Thérapie par lumière pulsée intense dans la dysfonction meibomienne : avis plutôt favorable de l’AAO, mais des études plus rigoureuses et une standardisation des procédures restent nécessaires

L’Académie Américaine d’Ophtalmologie (AAO) publie régulièrement des « évaluations des technologies ophtalmologiques » qui sont en fait en des revues de littérature exhaustives et critiques sur des nouvelles technologies diagnostiques ou thérapeutiques. Les études publiées sur le domaine d’intérêt y sont classées en 3 niveaux (niveau 1 : étude randomisée contrôlée en double insu, niveau 2 : études cas contrôle ou de cohorte solides, et niveau 3 : séries de cas, études cas contrôle ou de cohorte de moindre puissance). La dernière nouveauté passée à la « moulinette » de l’AAO est donc la thérapie par lumière pulsée intense, qui fait l’objet d’un rapport plutôt favorable dans le numéro de septembre d’Ophthalmology. Ce nouvel outil thérapeutique des dysfonctions des glandes de Meibomius (DGM) repose sur l’application de lumière polychromatique de longueur d'onde comprise entre 400 et 1 200 nanomètres et émise sous forme d'impulsions lumineuses. L’effet thérapeutique serait entre autres le résultat : i) d’une réduction des télangiectasies palpébrales (l’IPL est d’ailleurs utilisée depuis des années en dermatologie pour le traitement des lésions vasculaires cutanées), ii) d’une diminution de l’infestation par Demodex par destruction  de ces derniers, iii) d’une diminution des cytokines / chémokines pro-inflammatoires et des métalloprotéinases et iv) d’une augmentation des molécules anti-inflammatoires. Plusieurs séances de traitement sont nécessaires pour obtenir un effet thérapeutique (3 à 8 selon les études), séparées d’intervalles de 3 à 4 semaines. L’intensité de la lumière est réglée en fonction du phototype cutané, en raison du risque de brûlures.
La revue de littérature a été effectuée sur les bases de données habituelles (Pubmed, Cochrane Database) en mai 2019 et n’a permis de retenir que 12 études suffisamment fiables, parmi lesquelles 4 de niveau 2 et 8 de niveau 3 (aucune de niveau 1).
Sans rentrer dans les détails des 12 études très bien résumées dans la publication, toutes documentaient une amélioration significative de paramètres cliniquement pertinents tel que le temps de rupture du film lacrymal, le marquage cornéen à la fluorescéine, les scores d’évaluation du bord libre palpébral, de qualité et d’expressibilité du meibum ou encore des questionnaires de symptômes / qualité de vie tels que l’OSDI (Ocular Surface Disease Index) ou le SPEED (Standard Patient Evaluation of Eye Dryness). Les effets indésirables étaient plutôt rares, et spontanément résolutifs. Ils comportaient entre autres un inconfort post-procédure, un érythème cutané ou une perte de cils.
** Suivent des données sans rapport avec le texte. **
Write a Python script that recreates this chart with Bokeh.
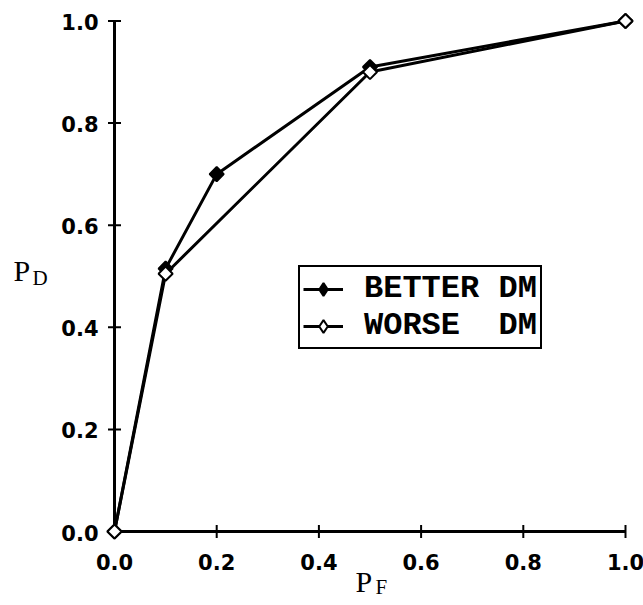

Toutefois, plusieurs défauts étaient communs à toutes les études :
- aucune n’était véritablement contrôlée puisqu’aucune n’était masquée (laissant donc un doute sur le rôle de l’effet placebo dans les résultats),
- la durée de suivi des patients était au maximum de 12 mois, ce qui pose évidemment problème pour une maladie chronique…
En outre, l’hétérogénéité des machines et des protocoles (notamment le nombre de traitements) ne permet pas pour l’instant d’établir des recommandations. Le coût reste par ailleurs un problème majeur, puisqu’à ce jour, la procédure n’est remboursée par aucune assurance (même aux Etats-Unis). Enfin, les auteurs mettent en garde sur les effets indésirables, certes peu fréquents (mais pas toujours étudiés / rapportés) dans les études analysées dans cette revue, mais parfois plus sévères, avec plusieurs cas (non analysés dans la revue) de brûlures cutanées, d’uvéites (avec parfois synéchies séquellaires), et ce notamment lorsque le geste est pratiqué par des non-ophtalmologistes tentés par ce traitement rémunérateur et apparemment bénin…
La conclusion de cet instructif rapport résume parfaitement l’état des lieux : des études contrôlées de niveau 1 sont nécessaires pour standardiser la procédure, identifier les patients susceptibles de bénéficier du traitement, et définir comment combiner au mieux cet outil, vraisemblablement bénéfique, aux autres modalités thérapeutiques du DGM.

 

Wladis EJ, Aakalu VK, Foster JA, et al. Intense Pulsed Light for Meibomian Gland Disease: A Report by the American Academy of Ophthalmology. Ophthalmology. 2020;127(9):1227-1233.

 

Reviewer : Antoine Rousseau, thématique : surface oculaire.